El texto indica que es por azar, como si nada tuviera que ver allí un hombre
dedicado al culto. Lo suyo no es bajar hasta los heridos que están en las
cunetas. Su lugar es el templo. Su ocupación, las celebraciones sagradas.
Cuando llega a la altura del herido, «lo ve, da un rodeo y pasa de largo».
Su falta de compasión no es solo una reacción personal, pues
también un levita del templo que pasa junto al herido «hace lo mismo». Es
más bien una actitud y un peligro que acecha a quienes se dedican al mundo de
lo sagrado: vivir lejos del mundo real donde la gente lucha, trabaja y sufre.

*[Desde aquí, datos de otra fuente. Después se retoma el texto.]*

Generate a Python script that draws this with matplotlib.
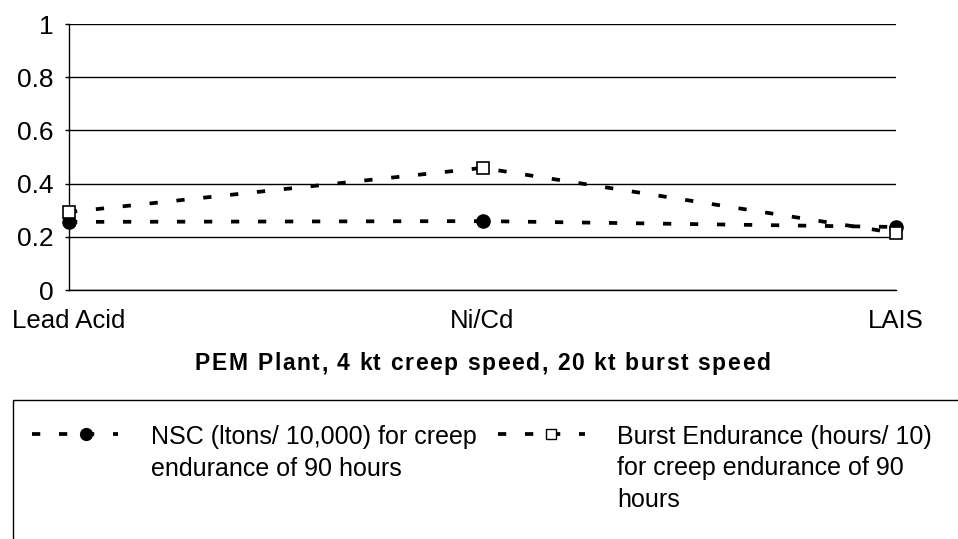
import numpy as np
import matplotlib
matplotlib.use("Agg")
import matplotlib.pyplot as plt
from matplotlib.lines import Line2D
from matplotlib.patches import Rectangle
from matplotlib.font_manager import FontProperties
from matplotlib.textpath import TextToPath

categories = ["Lead Acid", "Ni/Cd", "LAIS"]
nsc_values = [0.256, 0.259, 0.237]
burst_values = [0.293, 0.459, 0.214]
y_ticks = [0, 0.2, 0.4, 0.6, 0.8, 1.0]
y_tick_labels = ["0", "0.2", "0.4", "0.6", "0.8", "1"]
title = "PEM Plant, 4 kt creep speed, 20 kt burst speed"
nsc_label = ["NSC (ltons/ 10,000) for creep", "endurance of 90 hours"]
burst_label = ["Burst Endurance (hours/ 10)", "for creep endurance of 90", "hours"]

FONT = ["Liberation Sans", "DejaVu Sans"]
plt.rcParams["font.family"] = FONT
W, H = 958, 539

fig = plt.figure(figsize=(W / 100, H / 100), dpi=100)
ax = fig.add_axes([69 / W, 1 - 290 / H, (896 - 69) / W, (290 - 24) / H])

x = np.arange(len(categories))

dash = (0, (2.2, 5.0))
lw = 2.7

for vals in (nsc_values, burst_values):
    ax.plot(x, vals, color="black", lw=lw, linestyle=dash, dash_capstyle="butt",
            clip_on=False, zorder=3)

ax.plot(x, nsc_values, linestyle="none", marker="o", ms=9.5, color="black",
        clip_on=False, zorder=4)
ax.plot(x, burst_values, linestyle="none", marker="s", ms=9, mfc="white",
        mec="black", mew=1.2, clip_on=False, zorder=5)

ax.set_xlim(0, len(categories) - 1)
ax.set_ylim(0, 1)
ax.set_yticks(y_ticks)
ax.set_yticklabels(y_tick_labels, fontsize=19)
ax.set_xticks(x)
ax.set_xticklabels(categories, fontsize=18.5)
ax.tick_params(axis="x", length=0, pad=14)
ax.tick_params(axis="y", length=3, width=1, pad=8)
ax.yaxis.grid(True, color="black", lw=1)
ax.set_axisbelow(True)
for s in ("top", "right"):
    ax.spines[s].set_visible(False)
ax.spines["left"].set_linewidth(1)
ax.spines["bottom"].set_linewidth(1)

# letter-spaced bold caption under the axis
tprop = FontProperties(family="Liberation Sans", weight="bold", size=16.5)
ttp = TextToPath()
bar_w = ttp.get_text_width_height_descent("|", tprop, ismath=False)[0]


def advance_px(s):
    w = ttp.get_text_width_height_descent(s + "|", tprop, ismath=False)[0] - bar_w
    return w * 100 / 72


t_left, t_right, t_base = 195, 770, 370
natural = advance_px(title)
track = (t_right - t_left - natural) / (len(title) - 1)
for i, ch in enumerate(title):
    if ch == " ":
        continue
    px = t_left + advance_px(title[:i]) + i * track
    fig.text(px / W, 1 - t_base / H, ch, ha="left", va="baseline",
             fontproperties=tprop)

# legend box, open at the bottom and right
box_top = 400
fig.patches.append(Rectangle((13 / W, -0.05), 1.0, 1 - box_top / H + 0.05,
                             transform=fig.transFigure, fill=False,
                             ec="black", lw=1))

first_base, line_step = 444, 31.5


def legend_entry(x0, x1, xm, y, marker, mfc, ms, text_x, lines):
    yf = 1 - y / H
    fig.lines.append(Line2D([x0 / W, x1 / W], [yf, yf], transform=fig.transFigure,
                            color="black", lw=lw, linestyle=dash, dash_capstyle="butt"))
    fig.lines.append(Line2D([xm / W], [yf], transform=fig.transFigure, marker=marker,
                            ms=ms, mfc=mfc, mec="black", mew=1.0, linestyle="none"))
    for k, line in enumerate(lines):
        fig.text(text_x / W, 1 - (first_base + k * line_step) / H, line,
                 ha="left", va="baseline", fontsize=18)


legend_entry(32, 118, 86, 434, "o", "black", 8.5, 151, nsc_label)
legend_entry(498, 585, 551, 434, "s", "white", 7, 617, burst_label)

fig.savefig("out.png", dpi=100)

Cuando la religión no está centrada en un Dios, Amigo de la
vida y Padre de los que sufren, el culto sagrado puede convertirse en una
experiencia que distancia de la vida profana, preserva del contacto directo con
el sufrimiento de las gentes y nos hace caminar sin reaccionar ante los heridos
que vemos en las cunetas. Según Jesús, no son los hombres del culto los que
mejor nos pueden indicar cómo hemos de tratar a los que sufren, sino las
personas que tienen corazón.
Por el camino llega un samaritano. No viene del templo. No
pertenece siquiera al pueblo elegido de Israel. Vive dedicado a algo tan poco
sagrado como su pequeño negocio de comerciante. Pero, cuando ve al herido, no
se pregunta si es prójimo o no. Se conmueve y hace por él todo lo que puede. Es
a este a quien hemos de imitar. Así dice Jesús al legista: «Vete y haz tú lo
mismo». ¿A quién imitaremos al encontrarnos en nuestro camino con las
víctimas más golpeadas por la crisis económica de nuestros días?